Nella specie non si rileva dal motivo quale sarebbe stato l’errore commesso dalla Corte territoriale
6. Con il quarto motivo il ricorrente denuncia la violazione dell’art. 2967 cod. civ. per difetto di prova sui fatti dedotti dal Ministero ad eccezione delle domande del F..
Il ricorrente deduce che il Ministero non avrebbe fornito alcuna prova in merito alla sussistenza concreta del credito assunto esistente e per tale qualificato con mero riferimento astratto a disposizioni di contratto collettivo, prive di alcun concreto, verificabile ovvero verosimile aggancio al trattamento pur astrattamente spettante al F..
7. Il motivo è inammissibile.
Il ricorrente denuncia la violazione e falsa applicazione dell’art. 2697 cod. civ. senza, però, censurare l’erronea applicazione da parte del giudice di merito della regola di giudizio fondata sull’onere della prova e dunque per avere attribuito l’onus probandi a una parte diversa da quella che ne era onerata; ciò significa che il motivo si colloca al di fuori del novero di quelli spendibili ex art. 360, co. 1, cod. proc. civ. perché, nonostante il richiamo normativo in esso contenuto, sostanzialmente sollecita una rivisitazione nel merito della vicenda (non consentita in sede di legittimità) affinché si fornisca un diverso apprezzamento delle prove (Cass., Sez. Un., 10 giugno 2016, n. 11892).

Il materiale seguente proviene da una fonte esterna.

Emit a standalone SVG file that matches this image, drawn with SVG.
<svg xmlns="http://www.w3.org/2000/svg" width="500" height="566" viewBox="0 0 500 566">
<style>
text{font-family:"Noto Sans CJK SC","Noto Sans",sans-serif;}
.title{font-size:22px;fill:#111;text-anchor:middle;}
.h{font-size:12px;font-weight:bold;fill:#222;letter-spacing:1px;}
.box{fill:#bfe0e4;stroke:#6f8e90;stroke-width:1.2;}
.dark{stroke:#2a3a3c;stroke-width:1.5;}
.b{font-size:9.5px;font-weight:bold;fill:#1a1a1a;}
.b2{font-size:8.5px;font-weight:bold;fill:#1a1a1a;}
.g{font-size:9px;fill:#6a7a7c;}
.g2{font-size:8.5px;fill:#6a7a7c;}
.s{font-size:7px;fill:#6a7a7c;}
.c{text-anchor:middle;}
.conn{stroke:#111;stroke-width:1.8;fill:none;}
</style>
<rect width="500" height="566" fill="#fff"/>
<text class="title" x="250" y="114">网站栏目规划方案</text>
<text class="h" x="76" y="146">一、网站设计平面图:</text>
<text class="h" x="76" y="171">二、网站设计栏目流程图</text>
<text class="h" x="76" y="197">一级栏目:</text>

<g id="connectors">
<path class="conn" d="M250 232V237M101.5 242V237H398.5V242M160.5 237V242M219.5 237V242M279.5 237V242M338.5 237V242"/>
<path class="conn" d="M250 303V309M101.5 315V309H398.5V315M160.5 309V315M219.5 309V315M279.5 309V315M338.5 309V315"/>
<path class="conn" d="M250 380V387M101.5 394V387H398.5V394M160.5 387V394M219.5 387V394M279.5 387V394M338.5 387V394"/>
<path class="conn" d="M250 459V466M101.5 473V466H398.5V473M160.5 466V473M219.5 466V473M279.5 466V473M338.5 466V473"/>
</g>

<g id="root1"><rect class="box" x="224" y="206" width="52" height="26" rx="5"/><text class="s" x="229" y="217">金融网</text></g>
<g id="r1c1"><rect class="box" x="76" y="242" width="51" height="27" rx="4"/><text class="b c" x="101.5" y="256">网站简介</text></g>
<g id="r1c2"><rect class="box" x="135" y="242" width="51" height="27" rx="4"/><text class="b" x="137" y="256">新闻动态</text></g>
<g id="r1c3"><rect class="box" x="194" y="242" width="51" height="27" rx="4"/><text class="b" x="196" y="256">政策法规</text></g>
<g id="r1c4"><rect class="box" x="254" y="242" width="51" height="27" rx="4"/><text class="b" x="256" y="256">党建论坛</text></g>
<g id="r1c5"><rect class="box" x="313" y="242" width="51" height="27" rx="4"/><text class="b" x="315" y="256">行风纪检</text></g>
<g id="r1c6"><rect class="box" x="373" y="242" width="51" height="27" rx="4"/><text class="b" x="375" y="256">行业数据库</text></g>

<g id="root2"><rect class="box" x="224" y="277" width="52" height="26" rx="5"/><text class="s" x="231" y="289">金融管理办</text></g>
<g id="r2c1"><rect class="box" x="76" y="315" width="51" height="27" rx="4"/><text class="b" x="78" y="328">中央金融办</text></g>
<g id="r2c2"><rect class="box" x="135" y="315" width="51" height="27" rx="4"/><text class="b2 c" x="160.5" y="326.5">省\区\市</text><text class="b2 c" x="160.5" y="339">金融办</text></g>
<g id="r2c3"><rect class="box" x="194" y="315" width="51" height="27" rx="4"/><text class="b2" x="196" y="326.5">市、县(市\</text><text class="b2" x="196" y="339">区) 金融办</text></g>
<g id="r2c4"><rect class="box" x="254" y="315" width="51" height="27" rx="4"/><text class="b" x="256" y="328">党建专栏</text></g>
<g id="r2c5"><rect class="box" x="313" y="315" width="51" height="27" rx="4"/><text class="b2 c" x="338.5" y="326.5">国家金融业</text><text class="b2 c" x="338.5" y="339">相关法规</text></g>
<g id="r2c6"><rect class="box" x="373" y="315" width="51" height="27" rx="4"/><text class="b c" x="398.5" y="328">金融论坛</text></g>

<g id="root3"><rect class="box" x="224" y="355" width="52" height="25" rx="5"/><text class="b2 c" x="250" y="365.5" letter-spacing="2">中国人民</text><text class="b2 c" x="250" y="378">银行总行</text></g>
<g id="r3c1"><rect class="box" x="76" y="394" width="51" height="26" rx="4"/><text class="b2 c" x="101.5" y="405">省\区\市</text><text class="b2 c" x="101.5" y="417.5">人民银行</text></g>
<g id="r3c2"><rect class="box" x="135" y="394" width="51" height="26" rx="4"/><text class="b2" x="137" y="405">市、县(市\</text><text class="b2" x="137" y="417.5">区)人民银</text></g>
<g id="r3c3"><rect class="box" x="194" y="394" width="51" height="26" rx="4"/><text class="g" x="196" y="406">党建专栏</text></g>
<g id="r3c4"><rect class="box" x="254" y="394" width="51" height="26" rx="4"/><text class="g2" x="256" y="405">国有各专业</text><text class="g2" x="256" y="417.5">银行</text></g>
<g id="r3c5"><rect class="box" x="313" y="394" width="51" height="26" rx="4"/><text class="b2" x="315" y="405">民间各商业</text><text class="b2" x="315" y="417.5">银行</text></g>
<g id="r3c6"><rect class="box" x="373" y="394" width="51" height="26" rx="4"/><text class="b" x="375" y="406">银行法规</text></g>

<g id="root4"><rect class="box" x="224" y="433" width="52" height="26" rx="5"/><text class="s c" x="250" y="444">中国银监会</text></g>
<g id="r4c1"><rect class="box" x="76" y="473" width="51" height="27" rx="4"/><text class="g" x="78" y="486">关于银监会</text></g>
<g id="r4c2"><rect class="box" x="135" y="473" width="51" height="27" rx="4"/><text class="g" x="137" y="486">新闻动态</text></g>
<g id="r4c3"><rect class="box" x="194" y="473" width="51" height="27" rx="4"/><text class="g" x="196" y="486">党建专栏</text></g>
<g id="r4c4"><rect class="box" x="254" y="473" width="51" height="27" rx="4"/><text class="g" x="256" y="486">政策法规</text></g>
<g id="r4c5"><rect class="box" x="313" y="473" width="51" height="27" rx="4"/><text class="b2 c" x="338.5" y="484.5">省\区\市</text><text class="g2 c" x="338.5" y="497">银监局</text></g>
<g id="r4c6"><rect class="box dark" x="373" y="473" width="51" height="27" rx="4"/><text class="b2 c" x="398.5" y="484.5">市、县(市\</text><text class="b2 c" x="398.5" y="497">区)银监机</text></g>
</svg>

8. Il ricorso va, conseguentemente, respinto.
9. La regolamentazione delle spese segue la soccombenza.
10. Ai sensi dell’art. 13, comma 1-quater, del d.P.R. n. 115 del 2002, si dà atto della sussistenza dei presupposti processuali per il versamento, da parte del ricorrente, dell’ulteriore importo a titolo di contributo unificato pari a quello prescritto per il ricorso, ove dovuto a norma del comma 1-bis, dello stesso art. 13.
P.Q.M.
Rigetta il ricorso; condanna il ricorrente al pagamento, in favore del Ministero controricorrente, delle spese del presente giudizio di legittimità che liquida in euro 5.000,00 per compensi professionali, oltre accessori di legge e spese prenotate a debito.
Ai sensi dell’art. 13, comma 1-quater, del d.P.R. n. 115 del 2002, dà atto della sussistenza dei presupposti processuali per il versamento, da parte del ricorrente, dell’ulteriore importo a titolo di contributo unificato pari a quello previsto per il ricorso, a norma del comma 1-bis, dello stesso art. 13, se dovuto.